Your copy of the material below should match it exactly, except that it holds no pictures.
-- START OF STORED DATA --
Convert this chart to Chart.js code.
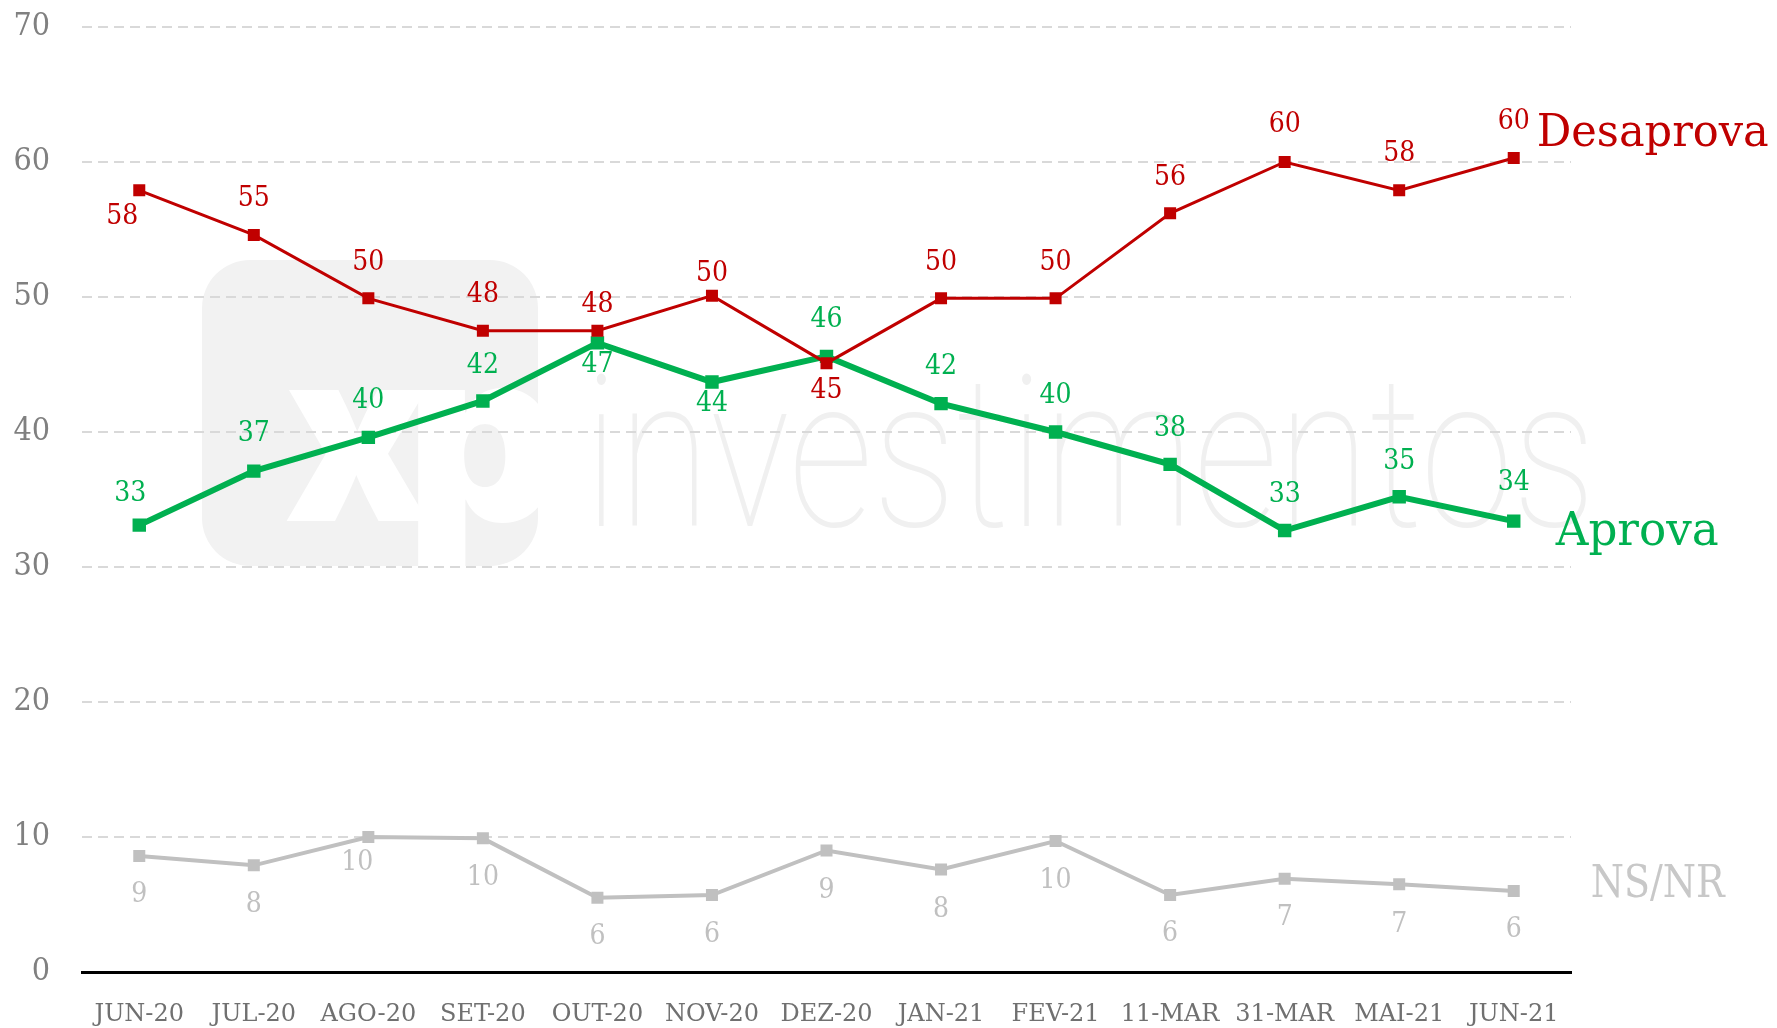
<!DOCTYPE html>
<html lang="pt">

<head>
    <meta charset="UTF-8">
    <script src="https://cdn.jsdelivr.net/npm/chart.js@4.4.0/dist/chart.umd.min.js"></script>
    <title>Aprova / Desaprova</title>
    <style>
        html, body {
            margin: 0;
            padding: 0;
            background: #fff;
        }

        div {
            width: 1777px;
            height: 1028px;
        }
    </style>
</head>

<body>
    <div>
        <canvas id="results"></canvas>
    </div>
</body>
<script>
    const categories = ["JUN-20", "JUL-20", "AGO-20", "SET-20", "OUT-20", "NOV-20", "DEZ-20", "JAN-21", "FEV-21", "11-MAR", "31-MAR", "MAI-21", "JUN-21"];

    // valores (posição dos pontos) e rótulos publicados
    const desaprova = [57.9, 54.6, 49.9, 47.5, 47.5, 50.1, 45.1, 49.9, 49.9, 56.2, 60.0, 57.9, 60.3];
    const aprova = [33.1, 37.1, 39.6, 42.3, 46.6, 43.7, 45.6, 42.1, 40.0, 37.6, 32.7, 35.2, 33.4];
    const nsnr = [8.6, 7.9, 10.0, 9.9, 5.5, 5.7, 9.0, 7.6, 9.7, 5.7, 6.9, 6.5, 6.0];

    const desaprovaLabels = [58, 55, 50, 48, 48, 50, 45, 50, 50, 56, 60, 58, 60];
    const aprovaLabels = [33, 37, 40, 42, 47, 44, 46, 42, 40, 38, 33, 35, 34];
    const nsnrLabels = [9, 8, 10, 10, 6, 6, 9, 8, 10, 6, 7, 7, 6];

    const yTicks = [0, 10, 20, 30, 40, 50, 60, 70];

    const SERIF = "'DejaVu Serif Condensed', 'DejaVu Serif', serif";
    const SERIF_WIDE = "'DejaVu Serif', serif";

    // onde fica cada rótulo em relação ao ponto: [dx, dy]
    const labelOffsets = [
        [[-17, 26], [0, -36], [0, -36], [0, -36], [0, -26], [0, -22], [0, 28], [0, -36], [0, -36], [0, -36], [0, -37], [0, -37], [0, -36]],
        [[-9, -31], [0, -37], [0, -37], [0, -35], [0, 22], [0, 22], [0, -37], [0, -37], [0, -36], [0, -36], [0, -36], [0, -35], [0, -38]],
        [[0, 39], [0, 39], [-11, 26], [0, 39], [0, 39], [0, 40], [0, 40], [0, 40], [0, 40], [0, 39], [0, 39], [0, 40], [0, 39]]
    ];

    const watermark = {
        id: 'watermark',
        beforeDraw(chart) {
            const c = chart.ctx;
            c.save();
            c.fillStyle = '#f2f2f2';
            c.beginPath();
            c.roundRect(202, 260, 336, 306, 48);
            c.fill();
            c.clip();
            c.fillStyle = '#fff';
            c.font = "900 240px Inter, Roboto, sans-serif";
            c.letterSpacing = '-24px';
            c.textBaseline = 'alphabetic';
            c.fillText('xp', 284, 521);
            c.restore();

            c.save();
            c.fillStyle = '#f0f0f0';
            c.font = "100 212px Roboto, 'Open Sans', sans-serif";
            c.textBaseline = 'alphabetic';
            c.fillText('investimentos', 584, 526, 1012);
            c.restore();
        }
    };

    const pointLabels = {
        id: 'pointLabels',
        afterDatasetsDraw(chart) {
            const c = chart.ctx;
            const all = [desaprovaLabels, aprovaLabels, nsnrLabels];
            c.save();
            c.textAlign = 'center';
            c.textBaseline = 'middle';
            chart.data.datasets.forEach((ds, i) => {
                const meta = chart.getDatasetMeta(i);
                c.fillStyle = ds.labelColor;
                c.font = "28px " + SERIF;
                meta.data.forEach((pt, j) => {
                    const off = labelOffsets[i][j];
                    c.fillText(String(all[i][j]), pt.x + off[0], pt.y + off[1]);
                });
            });
            c.restore();
        },
        afterDraw(chart) {
            const c = chart.ctx;
            c.save();
            c.textAlign = 'left';
            c.textBaseline = 'alphabetic';
            chart.data.datasets.forEach((ds, i) => {
                const meta = chart.getDatasetMeta(i);
                const last = meta.data[meta.data.length - 1];
                c.fillStyle = ds.nameColor;
                c.font = ds.nameFont;
                c.fillText(ds.label, last.x + ds.nameOffset[0], last.y + ds.nameOffset[1], ds.nameWidth);
            });
            c.restore();
        }
    };

    const ctx = document.getElementById('results').getContext('2d');
    const chart = new Chart(ctx, {
        type: 'line',

        data: {
            labels: categories,
            datasets: [{
                label: 'Desaprova',
                data: desaprova,
                borderColor: '#c00000',
                backgroundColor: '#c00000',
                borderWidth: 3,
                pointStyle: 'rect',
                pointRadius: 8.5,
                pointBorderWidth: 0,
                labelColor: '#c00000',
                nameColor: '#c00000',
                nameFont: "45px " + SERIF_WIDE,
                nameOffset: [23, -12],
                nameWidth: 232,
            }, {
                label: 'Aprova',
                data: aprova,
                borderColor: '#00b050',
                backgroundColor: '#00b050',
                borderWidth: 6,
                pointStyle: 'rect',
                pointRadius: 9.5,
                pointBorderWidth: 0,
                labelColor: '#00b050',
                nameColor: '#00b050',
                nameFont: "46px " + SERIF_WIDE,
                nameOffset: [42, 24],
                nameWidth: 163,
            }, {
                label: 'NS/NR',
                data: nsnr,
                borderColor: '#c0c0c0',
                backgroundColor: '#c0c0c0',
                borderWidth: 4,
                pointStyle: 'rect',
                pointRadius: 8.5,
                pointBorderWidth: 0,
                labelColor: '#c0c0c0',
                nameColor: '#c8c8c8',
                nameFont: "44px " + SERIF,
                nameOffset: [77, 6],
                nameWidth: 134,
            }]
        },

        options: {
            responsive: true,
            maintainAspectRatio: false,
            animation: false,
            layout: {
                padding: { top: 0, right: 206, left: 0, bottom: 0 }
            },
            plugins: {
                legend: { display: false },
                tooltip: { enabled: false }
            },
            elements: {
                line: { tension: 0 }
            },
            scales: {
                x: {
                    offset: true,
                    grid: { display: false },
                    border: { display: true, color: '#000', width: 3 },
                    ticks: {
                        color: '#707070',
                        font: { family: SERIF_WIDE, size: 24 },
                        padding: 20,
                        maxRotation: 0,
                        autoSkip: false
                    },
                    afterFit(scale) { scale.height = 56; }
                },
                y: {
                    min: 0,
                    max: 70,
                    afterBuildTicks(scale) { scale.ticks = yTicks.map(v => ({ value: v })); },
                    grid: {
                        color: (c) => c.tick && c.tick.value === 0 ? 'rgba(0,0,0,0)' : '#d9d9d9',
                        lineWidth: 2,
                        drawTicks: false
                    },
                    border: { display: false, dash: [10, 6] },
                    ticks: {
                        color: '#808080',
                        font: { family: SERIF, size: 32 },
                        padding: 32
                    },
                    afterFit(scale) {
                        scale.width = 82;
                        scale.paddingTop = 27;
                        scale.paddingBottom = 0;
                    }
                }
            }
        },
        plugins: [watermark, pointLabels]
    });
</script>

</html>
-- END OF STORED DATA --
__ANSWER TO THIS TASK__:
Convert this chart to Chart.js code.
<!DOCTYPE html>
<html lang="pt">

<head>
    <meta charset="UTF-8">
    <script src="https://cdn.jsdelivr.net/npm/chart.js@4.4.0/dist/chart.umd.min.js"></script>
    <title>Aprova / Desaprova</title>
    <style>
        html, body {
            margin: 0;
            padding: 0;
            background: #fff;
        }

        div {
            width: 1777px;
            height: 1028px;
        }
    </style>
</head>

<body>
    <div>
        <canvas id="results"></canvas>
    </div>
</body>
<script>
    const categories = ["JUN-20", "JUL-20", "AGO-20", "SET-20", "OUT-20", "NOV-20", "DEZ-20", "JAN-21", "FEV-21", "11-MAR", "31-MAR", "MAI-21", "JUN-21"];

    // valores (posição dos pontos) e rótulos publicados
    const desaprova = [57.9, 54.6, 49.9, 47.5, 47.5, 50.1, 45.1, 49.9, 49.9, 56.2, 60.0, 57.9, 60.3];
    const aprova = [33.1, 37.1, 39.6, 42.3, 46.6, 43.7, 45.6, 42.1, 40.0, 37.6, 32.7, 35.2, 33.4];
    const nsnr = [8.6, 7.9, 10.0, 9.9, 5.5, 5.7, 9.0, 7.6, 9.7, 5.7, 6.9, 6.5, 6.0];

    const desaprovaLabels = [58, 55, 50, 48, 48, 50, 45, 50, 50, 56, 60, 58, 60];
    const aprovaLabels = [33, 37, 40, 42, 47, 44, 46, 42, 40, 38, 33, 35, 34];
    const nsnrLabels = [9, 8, 10, 10, 6, 6, 9, 8, 10, 6, 7, 7, 6];

    const yTicks = [0, 10, 20, 30, 40, 50, 60, 70];

    const SERIF = "'DejaVu Serif Condensed', 'DejaVu Serif', serif";
    const SERIF_WIDE = "'DejaVu Serif', serif";

    // onde fica cada rótulo em relação ao ponto: [dx, dy]
    const labelOffsets = [
        [[-17, 26], [0, -36], [0, -36], [0, -36], [0, -26], [0, -22], [0, 28], [0, -36], [0, -36], [0, -36], [0, -37], [0, -37], [0, -36]],
        [[-9, -31], [0, -37], [0, -37], [0, -35], [0, 22], [0, 22], [0, -37], [0, -37], [0, -36], [0, -36], [0, -36], [0, -35], [0, -38]],
        [[0, 39], [0, 39], [-11, 26], [0, 39], [0, 39], [0, 40], [0, 40], [0, 40], [0, 40], [0, 39], [0, 39], [0, 40], [0, 39]]
    ];

    const watermark = {
        id: 'watermark',
        beforeDraw(chart) {
            const c = chart.ctx;
            c.save();
            c.fillStyle = '#f2f2f2';
            c.beginPath();
            c.roundRect(202, 260, 336, 306, 48);
            c.fill();
            c.clip();
            c.fillStyle = '#fff';
            c.font = "900 240px Inter, Roboto, sans-serif";
            c.letterSpacing = '-24px';
            c.textBaseline = 'alphabetic';
            c.fillText('xp', 284, 521);
            c.restore();

            c.save();
            c.fillStyle = '#f0f0f0';
            c.font = "100 212px Roboto, 'Open Sans', sans-serif";
            c.textBaseline = 'alphabetic';
            c.fillText('investimentos', 584, 526, 1012);
            c.restore();
        }
    };

    const pointLabels = {
        id: 'pointLabels',
        afterDatasetsDraw(chart) {
            const c = chart.ctx;
            const all = [desaprovaLabels, aprovaLabels, nsnrLabels];
            c.save();
            c.textAlign = 'center';
            c.textBaseline = 'middle';
            chart.data.datasets.forEach((ds, i) => {
                const meta = chart.getDatasetMeta(i);
                c.fillStyle = ds.labelColor;
                c.font = "28px " + SERIF;
                meta.data.forEach((pt, j) => {
                    const off = labelOffsets[i][j];
                    c.fillText(String(all[i][j]), pt.x + off[0], pt.y + off[1]);
                });
            });
            c.restore();
        },
        afterDraw(chart) {
            const c = chart.ctx;
            c.save();
            c.textAlign = 'left';
            c.textBaseline = 'alphabetic';
            chart.data.datasets.forEach((ds, i) => {
                const meta = chart.getDatasetMeta(i);
                const last = meta.data[meta.data.length - 1];
                c.fillStyle = ds.nameColor;
                c.font = ds.nameFont;
                c.fillText(ds.label, last.x + ds.nameOffset[0], last.y + ds.nameOffset[1], ds.nameWidth);
            });
            c.restore();
        }
    };

    const ctx = document.getElementById('results').getContext('2d');
    const chart = new Chart(ctx, {
        type: 'line',

        data: {
            labels: categories,
            datasets: [{
                label: 'Desaprova',
                data: desaprova,
                borderColor: '#c00000',
                backgroundColor: '#c00000',
                borderWidth: 3,
                pointStyle: 'rect',
                pointRadius: 8.5,
                pointBorderWidth: 0,
                labelColor: '#c00000',
                nameColor: '#c00000',
                nameFont: "45px " + SERIF_WIDE,
                nameOffset: [23, -12],
                nameWidth: 232,
            }, {
                label: 'Aprova',
                data: aprova,
                borderColor: '#00b050',
                backgroundColor: '#00b050',
                borderWidth: 6,
                pointStyle: 'rect',
                pointRadius: 9.5,
                pointBorderWidth: 0,
                labelColor: '#00b050',
                nameColor: '#00b050',
                nameFont: "46px " + SERIF_WIDE,
                nameOffset: [42, 24],
                nameWidth: 163,
            }, {
                label: 'NS/NR',
                data: nsnr,
                borderColor: '#c0c0c0',
                backgroundColor: '#c0c0c0',
                borderWidth: 4,
                pointStyle: 'rect',
                pointRadius: 8.5,
                pointBorderWidth: 0,
                labelColor: '#c0c0c0',
                nameColor: '#c8c8c8',
                nameFont: "44px " + SERIF,
                nameOffset: [77, 6],
                nameWidth: 134,
            }]
        },

        options: {
            responsive: true,
            maintainAspectRatio: false,
            animation: false,
            layout: {
                padding: { top: 0, right: 206, left: 0, bottom: 0 }
            },
            plugins: {
                legend: { display: false },
                tooltip: { enabled: false }
            },
            elements: {
                line: { tension: 0 }
            },
            scales: {
                x: {
                    offset: true,
                    grid: { display: false },
                    border: { display: true, color: '#000', width: 3 },
                    ticks: {
                        color: '#707070',
                        font: { family: SERIF_WIDE, size: 24 },
                        padding: 20,
                        maxRotation: 0,
                        autoSkip: false
                    },
                    afterFit(scale) { scale.height = 56; }
                },
                y: {
                    min: 0,
                    max: 70,
                    afterBuildTicks(scale) { scale.ticks = yTicks.map(v => ({ value: v })); },
                    grid: {
                        color: (c) => c.tick && c.tick.value === 0 ? 'rgba(0,0,0,0)' : '#d9d9d9',
                        lineWidth: 2,
                        drawTicks: false
                    },
                    border: { display: false, dash: [10, 6] },
                    ticks: {
                        color: '#808080',
                        font: { family: SERIF, size: 32 },
                        padding: 32
                    },
                    afterFit(scale) {
                        scale.width = 82;
                        scale.paddingTop = 27;
                        scale.paddingBottom = 0;
                    }
                }
            }
        },
        plugins: [watermark, pointLabels]
    });
</script>

</html>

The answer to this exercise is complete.